# What precisely is scarcity?

I'm aware that certain terms in economics have precise definitions that don't necessarily line up with our intuition about what they mean. I'm currently writing a paper that heavily relies on the concept of scarcity, and I'd like to make sure I am using the term properly. Currently I have this sentence written:

Suppose widgets are a scarce resource that are distributed among agents

Then I rewrite this mathematically as $$\mu = \sum\limits_{i=0}^n x_i$$ where $$x_i$$ is the number of widgets agent $$i$$ has. I don't see any problems with this myself, but I'd like to make sure that economists view this as orthodox. Are there any references that I could use to verify this? Is this accurate? What is the precise definition of scarcity?

Edit

A Dictionary of Economics states scarcity is: "The property of being in excess demand at a zero price. This means that in equilibrium the price of a scarce good or factor must be positive" This is the most authoritative source I've found so far, but this doesn't seem like a rigorous definition to me - it clearly isn't mathematically defined. Am I wrong about this?

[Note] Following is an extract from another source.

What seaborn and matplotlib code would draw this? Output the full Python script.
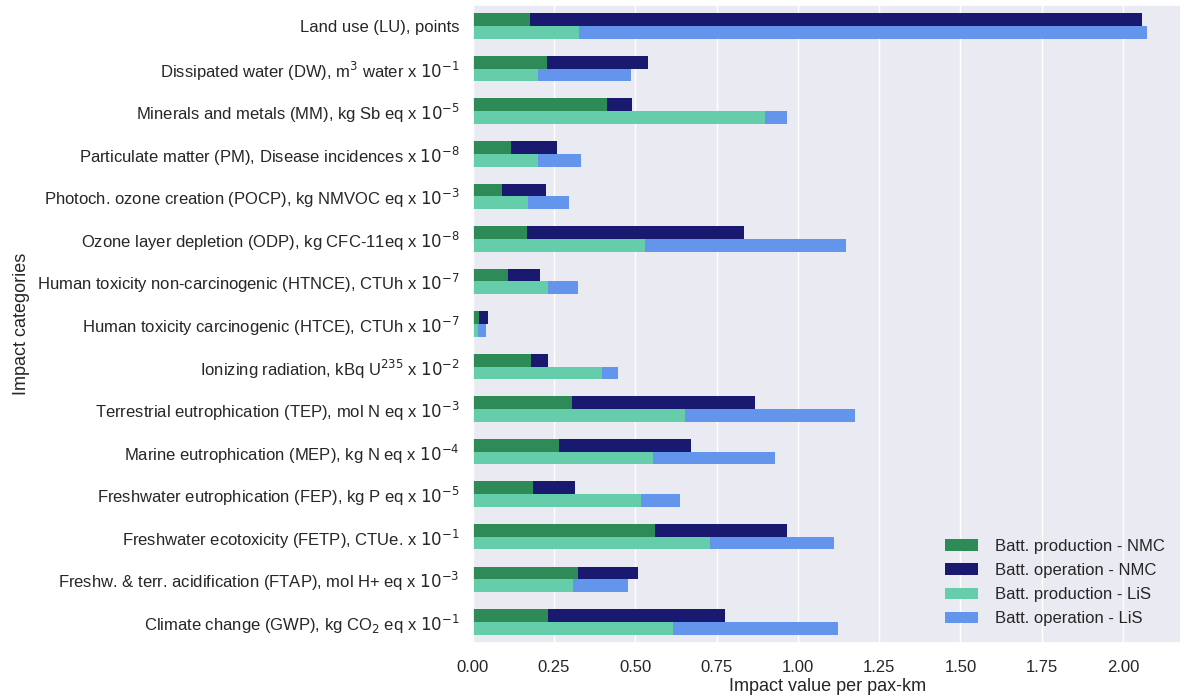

• Can you consider this from a post-scarcity standpoint, and see what needs to be changed to get there? The difference, will point you towards what scarcity is. – Mast Nov 11 '19 at 19:15
• I don't understand this comment. Do you mean viewing the model from a post scarcity standpoint? – K Pomykala Nov 13 '19 at 1:18

Your formula $$\mu = \sum\limits_{i=0}^n x_i$$ just denotes the total amount of goods, so this just means that $$\mu$$ units were distributed among $$n$$ agents. Scarcity (in this context) means that no matter how you distribute these $$\mu$$ units, as long as everything else is unchanged (ceteris paribus) at least one agent would like to get more, i.e. $$\forall (x_i)_{i = 0}^n$$ where $$\mu = \sum\limits_{i=0}^n x_i$$ there is an agent $$i$$ and a positive $$\epsilon$$ such that $$x_i \prec_i x_i + \epsilon.$$ This is context dependent, there may be other definitions as well (e.g. ones that allow for production).
There are two key properties for a scarce good. First that demand can get arbitrarily high if the price is low enough. So if you plot demand on the $$x$$-axis and price on the $$y$$-axis this function is decreasing for all $$x$$. Second is that production cost is non zero, producing more items will always cost more money. This is always the case for physical goods but not for things like intellectual property goods.